Cunningham also argues that it's also the arresting case that not all but very many, even a majority, of the best contemporary South Asian fictionists live and write abroad - in Canada, the US and England, especially in Canada and the US.

"This has a lot to do with Canadian and US and some British universities providing a home for South Asian writers - beginning, in the case of the US and Canada, at the student level. Which is, of course, why the most notable of modern South Asian fiction is often about uprootedness, geographical and spiritual alienation, being liminal between cultures," he told PTI.

Another judge Senath Walter Perera says politics in the South Asian region continues to be a popular theme - often treated seriously but sometimes in a manner that is burlesque.
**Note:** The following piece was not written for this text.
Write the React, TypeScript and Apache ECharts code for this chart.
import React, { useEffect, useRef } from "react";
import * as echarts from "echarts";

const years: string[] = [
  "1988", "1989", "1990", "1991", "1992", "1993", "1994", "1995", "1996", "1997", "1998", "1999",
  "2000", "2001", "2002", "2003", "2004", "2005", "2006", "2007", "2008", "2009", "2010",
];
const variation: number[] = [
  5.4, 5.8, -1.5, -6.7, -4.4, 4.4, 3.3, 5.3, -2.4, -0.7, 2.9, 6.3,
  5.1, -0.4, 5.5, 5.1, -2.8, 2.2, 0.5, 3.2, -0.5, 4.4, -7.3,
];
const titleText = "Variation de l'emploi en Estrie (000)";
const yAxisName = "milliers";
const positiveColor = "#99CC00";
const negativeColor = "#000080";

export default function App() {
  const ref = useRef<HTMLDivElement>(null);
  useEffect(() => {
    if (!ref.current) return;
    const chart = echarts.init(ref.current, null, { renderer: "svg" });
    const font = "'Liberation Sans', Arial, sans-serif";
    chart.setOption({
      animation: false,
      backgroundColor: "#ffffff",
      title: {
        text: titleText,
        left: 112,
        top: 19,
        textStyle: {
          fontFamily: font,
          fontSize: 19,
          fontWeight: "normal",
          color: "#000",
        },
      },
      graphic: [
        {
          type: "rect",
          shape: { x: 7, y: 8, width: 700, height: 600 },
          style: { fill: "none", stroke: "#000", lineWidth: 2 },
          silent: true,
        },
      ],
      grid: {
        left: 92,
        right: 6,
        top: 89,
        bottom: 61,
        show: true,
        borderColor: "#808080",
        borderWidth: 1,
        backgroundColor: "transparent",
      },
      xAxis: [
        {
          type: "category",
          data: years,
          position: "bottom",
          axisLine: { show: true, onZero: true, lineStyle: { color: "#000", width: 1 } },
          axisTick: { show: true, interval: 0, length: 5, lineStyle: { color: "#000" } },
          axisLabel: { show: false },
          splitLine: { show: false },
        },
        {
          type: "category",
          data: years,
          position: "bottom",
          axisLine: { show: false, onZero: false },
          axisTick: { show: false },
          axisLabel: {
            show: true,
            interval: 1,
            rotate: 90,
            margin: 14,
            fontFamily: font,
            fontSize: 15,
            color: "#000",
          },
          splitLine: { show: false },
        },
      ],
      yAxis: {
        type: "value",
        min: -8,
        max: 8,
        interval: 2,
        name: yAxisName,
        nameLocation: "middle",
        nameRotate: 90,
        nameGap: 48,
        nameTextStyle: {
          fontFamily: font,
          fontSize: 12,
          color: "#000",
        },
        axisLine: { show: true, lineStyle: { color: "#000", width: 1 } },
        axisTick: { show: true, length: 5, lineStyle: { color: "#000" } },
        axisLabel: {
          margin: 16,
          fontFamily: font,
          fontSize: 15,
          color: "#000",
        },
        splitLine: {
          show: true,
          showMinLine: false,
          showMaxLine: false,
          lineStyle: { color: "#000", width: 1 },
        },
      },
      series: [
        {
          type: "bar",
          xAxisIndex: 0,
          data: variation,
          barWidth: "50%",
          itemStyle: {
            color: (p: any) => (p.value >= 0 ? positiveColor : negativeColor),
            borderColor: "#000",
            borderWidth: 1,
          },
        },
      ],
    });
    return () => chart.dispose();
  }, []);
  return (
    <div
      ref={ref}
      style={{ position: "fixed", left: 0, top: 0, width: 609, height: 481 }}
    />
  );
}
"This year the allure of joining extremist organisations overseas for those living comfortable, middle class lives in the West was an additional concern," he says.

"Issues relating to diasporic living persist in South Asian writing emerging from the UK and the US though the focus is now on the children or grandchildren of immigrants," he adds.

Although no translation made it to the shortlist, Perera says the jury read many excellent translations which provided another dimension to the competition.

"Raj nostalgia remains an irresistible theme in South Asian writing in English with carefully researched narratives on the period. I did not find much innovation in narrative structure in this year's entries though an epistolary novel between women living in two different South Asian countries did catch my eye," he says, adding this was his personal response.